Find a random number generator using a given random number generating function

Question

This is an interview question:

Given a function which generates a random number in [1,5],we need to use this function to generate a random number in the range [1,9]. I thought about it a lot but am not able to write an equation where ramdomness is satisfied. People please answer.This might be helpful maybe in some future interviews.

Answer 1

Adapted from "Expand a random range from 1–5 to 1–7"

It assumes rand5() is a function that returns a statistically random integer in the range 1 through 5 inclusive.

int rand9()
{
    int vals[5][5] = {
        { 1, 2, 3, 4, 5 },
        { 6, 7, 8, 9, 1 },
        { 2, 3, 4, 5, 6 },
        { 7, 8, 9, 0, 0 },
        { 0, 0, 0, 0, 0 }
    };

    int result = 0;
    while (result == 0)
    {
        int i = rand5();
        int j = rand5();
        result= vals[i-1][j-1];
    }
    return result;
}

How does it work? Think of it like this: imagine printing out this double-dimension array on paper, tacking it up to a dart board and randomly throwing darts at it. If you hit a non-zero value, it's a statistically random value between 1 and 9, since there are an equal number of non-zero values to choose from. If you hit a zero, just keep throwing the dart until you hit a non-zero.

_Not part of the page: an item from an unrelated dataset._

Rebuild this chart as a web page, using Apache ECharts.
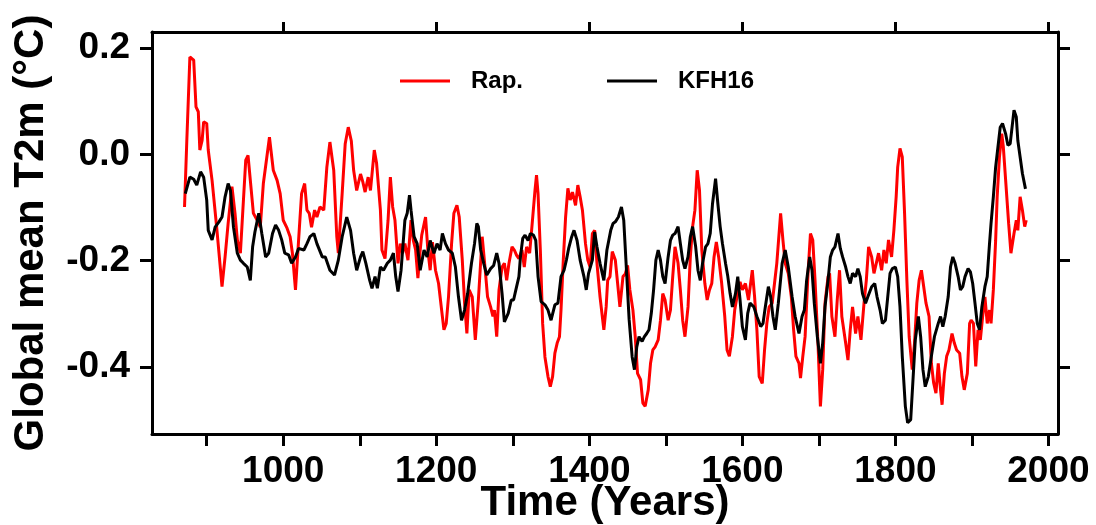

That's what this code is doing: the i and j indexes randomly select a location on the dart board, and if we don't get a good result, we keep throwing darts.

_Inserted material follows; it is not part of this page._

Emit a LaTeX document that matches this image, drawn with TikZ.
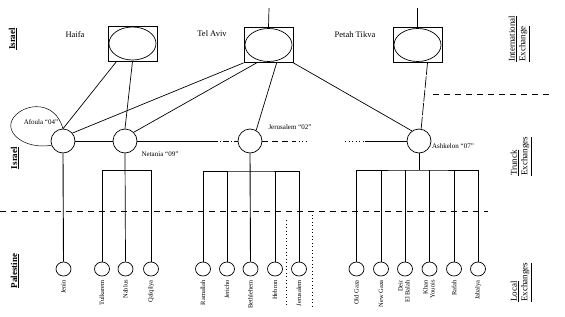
\documentclass[tikz,border=0pt]{standalone}
\usepackage{fontspec}
\setmainfont{Liberation Serif}
\usetikzlibrary{calc,shapes.geometric}
\tikzset{
  ln/.style={line width=0.7pt},
  intbox/.style={draw, line width=0.7pt, minimum width=49pt, minimum height=35pt, inner sep=0pt},
  intell/.style={draw, ellipse, line width=0.7pt, minimum width=47pt, minimum height=33pt, inner sep=0pt},
  trunk/.style={draw, circle, line width=0.7pt, minimum size=24pt, inner sep=0pt},
  loc/.style={draw, ellipse, line width=0.7pt, minimum width=15pt, minimum height=14pt, inner sep=0pt},
  loclabel/.style={rotate=90, anchor=east, font=\fontsize{6.5}{7}\selectfont, inner sep=0pt, align=right},
  toplabel/.style={font=\fontsize{8.5}{9}\selectfont, inner sep=0pt},
  trunklabel/.style={font=\fontsize{7}{8}\selectfont, inner sep=0pt},
  sidelabel/.style={rotate=90, font=\bfseries\fontsize{9}{10}\selectfont, inner sep=0pt},
  rightlabel/.style={rotate=90, anchor=west, align=left, font=\fontsize{9}{10.5}\selectfont, inner sep=0pt},
  dashline/.style={line width=0.7pt, dash pattern=on 6pt off 5pt},
  dotline/.style={line width=0.7pt, dash pattern=on 1pt off 2.5pt},
}
\begin{document}
\begin{tikzpicture}[x=1pt,y=-1pt]
\useasboundingbox (0,0) rectangle (565,316);

% international exchanges
\node[intbox] (haifa) at (132.5,43.5) {};
\node[intell] (haifaE) at (haifa.center) {};
\node[intbox] (telaviv) at (268.5,45) {};
\node[intell] (telavivE) at (telaviv.center) {};
\node[intbox] (petah) at (417.5,45) {};
\node[intell] (petahE) at (petah.center) {};
\coordinate (tatop) at (269,8);
\coordinate (pttop) at (417.5,8);
\draw[ln] (tatop) -- (telaviv.north);
\draw[ln] (pttop) -- (petah.north);

\node[toplabel] (lhaifa) at (75,35) {Haifa};
\node[toplabel] (ltelaviv) at (212,34) {Tel Aviv};
\node[toplabel] (lpetah) at (355,35) {Petah Tikva};

% trunk exchanges
\node[trunk] (afoula) at (63,141) {};
\node[trunk] (netania) at (125,141) {};
\node[trunk] (jerusalem) at (250,141) {};
\node[trunk] (ashkelon) at (419,141) {};

\node[trunklabel] (lafoula) at (41,122) {Afoula ``04''};
\node[trunklabel] (lnetania) at (160,154) {Netania ``09''};
\node[trunklabel] (ljerusalem) at (290,127) {Jerusalem ``02''};
\node[trunklabel] (lashkelon) at (453,146) {Ashkelon ``07''};

% Afoula loop
\draw[line width=0.5pt] (afoula.200) .. controls (25,150) and (2,132) .. (14,117)
   .. controls (25,103) and (55,100) .. (afoula.north);

% links international - trunk
\draw[ln] ($(haifa.south west)+(9,0)$) -- (afoula.north);
\draw[ln] (haifa.south) -- (netania.north);
\draw[ln] (telaviv.south west) -- (afoula.40);
\draw[ln] ($(telaviv.south west)+(13,0)$) -- (netania.45);
\draw[ln] ($(telaviv.south west)+(33,0)$) -- (jerusalem.60);
\draw[ln] (telaviv.south east) -- (ashkelon.125);
\draw[line width=0.7pt, dash pattern=on 12pt off 1.5pt] ($(petah.south)+(10,0)$) -- (ashkelon.80);

% trunk ring
\coordinate (h1) at (212,141);
\coordinate (h2) at (295,141);
\coordinate (h3) at (308,141);
\coordinate (h4) at (345,141);
\coordinate (h5) at (365,141);
\draw[ln] (afoula.east) -- (netania.west);
\draw[ln] (netania.east) -- (h1);
\draw[line width=0.7pt, dash pattern=on 6pt off 2pt on 1pt off 2pt] (h1) -- (jerusalem.west);
\draw[line width=0.7pt, dash pattern=on 6pt off 4pt] (jerusalem.east) -- (h2);
\draw[dotline] (h2) -- (h3);
\draw[dotline] (h4) -- (h5);
\draw[ln] (h5) -- (ashkelon.west);

% level separators
\coordinate (s1a) at (0,211);
\coordinate (s1b) at (488,211);
\draw[dashline] (s1a) -- (s1b);
\coordinate (s2a) at (433,94);
\coordinate (s2b) at (553,94);
\draw[dashline] (s2a) -- (s2b);
\coordinate (d1a) at (286,220);
\coordinate (d1b) at (286,306);
\coordinate (d2a) at (312,211);
\coordinate (d2b) at (312,306);
\draw[dotline] (d1a) -- (d1b);
\draw[dotline] (d2a) -- (d2b);

% local exchanges
\node[loc] (jenin) at (63.5,269) {};
\node[loc] (tulkarem) at (102,269) {};
\node[loc] (nablus) at (125.5,269) {};
\node[loc] (qalqilya) at (151,269) {};
\node[loc] (ramallah) at (203,269) {};
\node[loc] (jericho) at (227,269) {};
\node[loc] (bethlehem) at (250.5,269) {};
\node[loc] (hebron) at (275,269) {};
\node[loc] (jerlocal) at (299,269) {};
\node[loc] (oldgaza) at (356.5,269) {};
\node[loc] (newgaza) at (381,269) {};
\node[loc] (deir) at (405,269) {};
\node[loc] (khan) at (429.5,269) {};
\node[loc] (rafah) at (454,269) {};
\node[loc] (jabalya) at (478,269) {};

\node[loclabel] at (63.5,280) {Jenin};
\node[loclabel] at (102,280) {Tulkarem};
\node[loclabel] at (125.5,280) {Nablus};
\node[loclabel] at (151,280) {Qalqilya};
\node[loclabel] at (203,280) {Ramallah};
\node[loclabel] at (227,280) {Jericho};
\node[loclabel] at (250.5,280) {Bethlehem};
\node[loclabel] at (275,280) {Hebron};
\node[loclabel] at (299,280) {Jerusalem};
\node[loclabel] at (356.5,280) {Old Gaza};
\node[loclabel] at (381,280) {New Gaza};
\node[loclabel] at (404,280) {Deir\\El Balah};
\node[loclabel] at (429,280) {Khan\\Younis};
\node[loclabel] at (454,280) {Rafah};
\node[loclabel] at (478,280) {Jabalya};

% trunk - local links
\draw[line width=0.9pt] (afoula.south) -- (jenin.north);
\draw[ln] (netania.south) -- (nablus.north);
\draw[ln] (tulkarem.north) |- ($(netania.south)+(0,17)$) -| (qalqilya.north);

\draw[line width=0.9pt] (jerusalem.south) -- (bethlehem.north);
\coordinate (bj) at (250,171);
\draw[ln] (ramallah.north) |- (bj) -| (jerlocal.north);
\draw[ln] (jericho.north) -- (jericho.north |- bj);
\draw[ln] (hebron.north) -- (hebron.north |- bj);

\coordinate (ba) at (419,170);
\draw[ln] (ashkelon.south) -- (ba);
\draw[ln] (oldgaza.north) |- (ba) -| (jabalya.north);
\draw[ln] (newgaza.north) -- (newgaza.north |- ba);
\draw[ln] (deir.north) -- (deir.north |- ba);
\draw[ln] (khan.north) -- (khan.north |- ba);
\draw[ln] (rafah.north) -- (rafah.north |- ba);

% side labels
\node[sidelabel] (sisrael1) at (13,39) {\underline{Israel}};
\node[sidelabel] (sisrael2) at (15,158) {\underline{Israel}};
\node[sidelabel] (spal) at (15,271) {\underline{Palestine}};
\node[rightlabel] (rint) at (519,62) {\underline{International}\\\underline{Exchange}};
\node[rightlabel] (rtrunk) at (521,176) {\underline{Trunck}\\\underline{Exchanges}};
\node[rightlabel] (rlocal) at (521,302) {\underline{Local}\\\underline{Exchanges}};
\end{tikzpicture}
\end{document}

this can run forever in the worst case, but statistically the worst case never happens. :)

Answer 2

int rand9()
{
    int t1,t2,res = 10;
    do {
        t1 = rand5();
        do {
            t2 = rand5();
        }while(t2==5);
        res = t1 + 5* (t2%2);
    }while(res==10);
    return res;
}

now 1 to 9 has the probability of 1/9.

make some explanation:

t1 has probability of 1/5 to be 1 to 5.

t2,too.but when t2==5,discarded.so t2 has probability of 1/4 to be 1 to 4.that' to say, probability of 1/2 to be odd or even,which makes t2%2 has probability of 1/2 to be 0 to 1.

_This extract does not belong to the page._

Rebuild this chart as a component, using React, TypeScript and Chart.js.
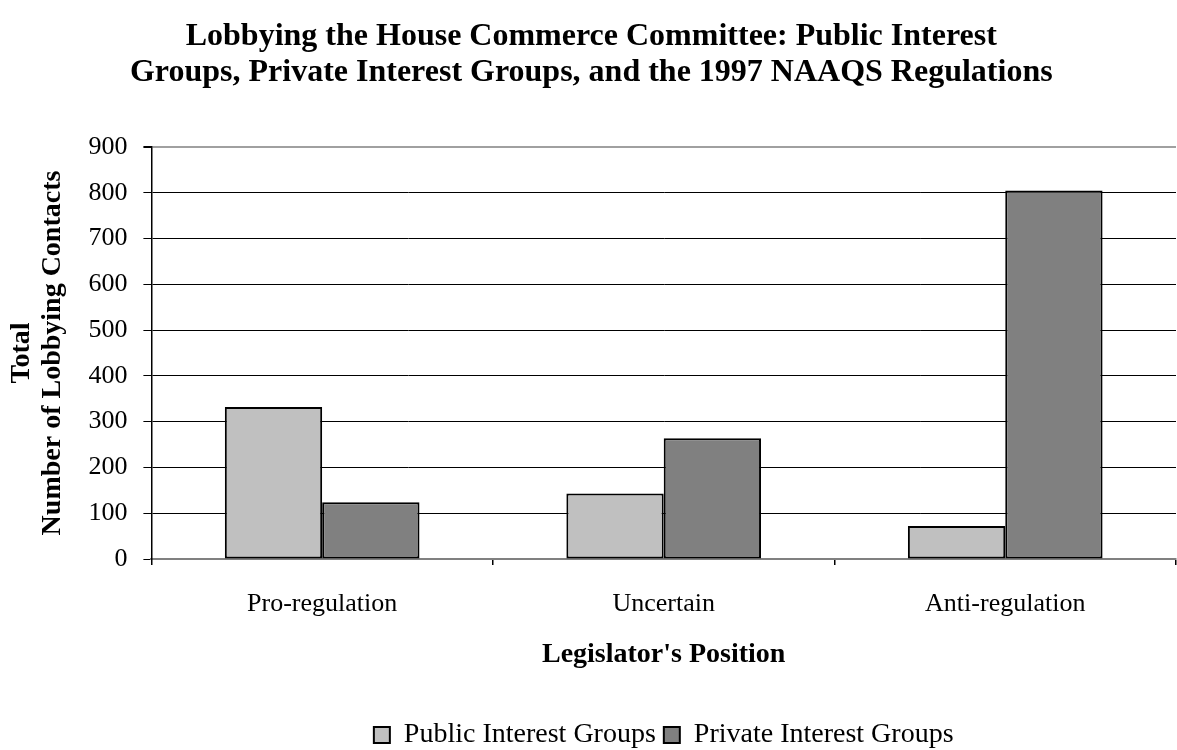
import React, { useEffect, useRef } from "react";
import { Chart, registerables } from "chart.js";

Chart.register(...registerables);

const categories = ["Pro-regulation", "Uncertain", "Anti-regulation"];
const publicInterest = [332, 143, 72];
const privateInterest = [124, 264, 805];
const seriesNames = ["Public Interest Groups", "Private Interest Groups"];
const titleLines = [
  "Lobbying the House Commerce Committee: Public Interest",
  "Groups, Private Interest Groups, and the 1997 NAAQS Regulations",
];
const yTitleLines = ["Total", "Number of Lobbying Contacts"];
const xTitle = "Legislator's Position";

const FONT = "'Liberation Serif', 'Times New Roman', serif";

export default function App() {
  const ref = useRef<HTMLCanvasElement | null>(null);
  useEffect(() => {
    document.body.style.margin = "0";
    document.body.style.overflow = "hidden";
    const canvas = ref.current;
    if (!canvas) return;
    const chart = new Chart(canvas, {
      type: "bar",
      data: {
        labels: categories,
        datasets: [
          {
            label: seriesNames[0],
            data: publicInterest,
            backgroundColor: "#C0C0C0",
            borderColor: "#000000",
            borderWidth: 2,
            borderSkipped: false,
          },
          {
            label: seriesNames[1],
            data: privateInterest,
            backgroundColor: "#808080",
            borderColor: "#000000",
            borderWidth: 2,
            borderSkipped: false,
          },
        ],
      },
      options: {
        animation: false,
        responsive: false,
        maintainAspectRatio: false,
        layout: { padding: { left: 6.6, right: 1, top: 0, bottom: 0 } },
        datasets: {
          bar: { categoryPercentage: 0.57, barPercentage: 1 },
        },
        plugins: {
          title: {
            display: true,
            text: titleLines,
            color: "#000",
            font: { family: FONT, size: 32, weight: "bold", lineHeight: 1.125 },
            padding: { top: 19, bottom: 56 },
          },
          legend: {
            position: "bottom",
            fullSize: false,
            labels: {
              color: "#000",
              font: { family: FONT, size: 28 },
              boxWidth: 16,
              boxHeight: 16,
              padding: 8,
            },
          },
          tooltip: { enabled: false },
        },
        scales: {
          x: {
            grid: {
              offset: true,
              drawOnChartArea: true,
              color: (ctx: any) => (ctx.index === 3 ? "#a0a0a0" : "rgba(0,0,0,0)"),
              tickColor: "#000",
              tickLength: 6,
              lineWidth: 1.5,
            },
            border: { color: "#808080", width: 2 },
            ticks: {
              color: "#000",
              font: { family: FONT, size: 26 },
              padding: 23.4,
            },
            title: {
              display: true,
              text: xTitle,
              color: "#000",
              font: { family: FONT, size: 28, weight: "bold", lineHeight: 1.2 },
              padding: { top: -4.8, bottom: 41.2 },
            },
          },
          y: {
            min: 0,
            max: 900,
            ticks: {
              stepSize: 100,
              color: "#000",
              font: { family: FONT, size: 26 },
              padding: 16,
            },
            grid: {
              color: (ctx: any) => (ctx.tick && ctx.tick.value === 900 ? "#a0a0a0" : "#000"),
              lineWidth: (ctx: any) => (ctx.tick && ctx.tick.value === 900 ? 2 : 1),
              tickColor: "#000",
              tickLength: 8,
            },
            border: { color: "#000", width: 1.5 },
            title: {
              display: true,
              text: yTitleLines,
              color: "#000",
              font: { family: FONT, size: 28, weight: "bold", lineHeight: 1.1 },
              padding: { top: 0, bottom: 4.2 },
            },
          },
        },
      },
    });
    return () => chart.destroy();
  }, []);
  return (
    <div style={{ width: 1177, height: 750, overflow: "hidden", background: "#fff" }}>
      <canvas ref={ref} width={1177} height={759} style={{ display: "block" }} />
    </div>
  );
}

thus, t1 + 5*(t2%2) has probability of 5/10 to be 1 to 5, and 5/10 to be 6 to 10. but 10 is discarded again,so the rest 9 numbers' probability is 1/9.

Answer 3

You need to use rejection sampling. That is, reject results that don't fit your target distribution. In your case you could use the lower three bits of two successive calls to your rand15 function (− 1 if necessary), concatenate them and reject those results that are outside your target interval and retry until you find a number that's inside.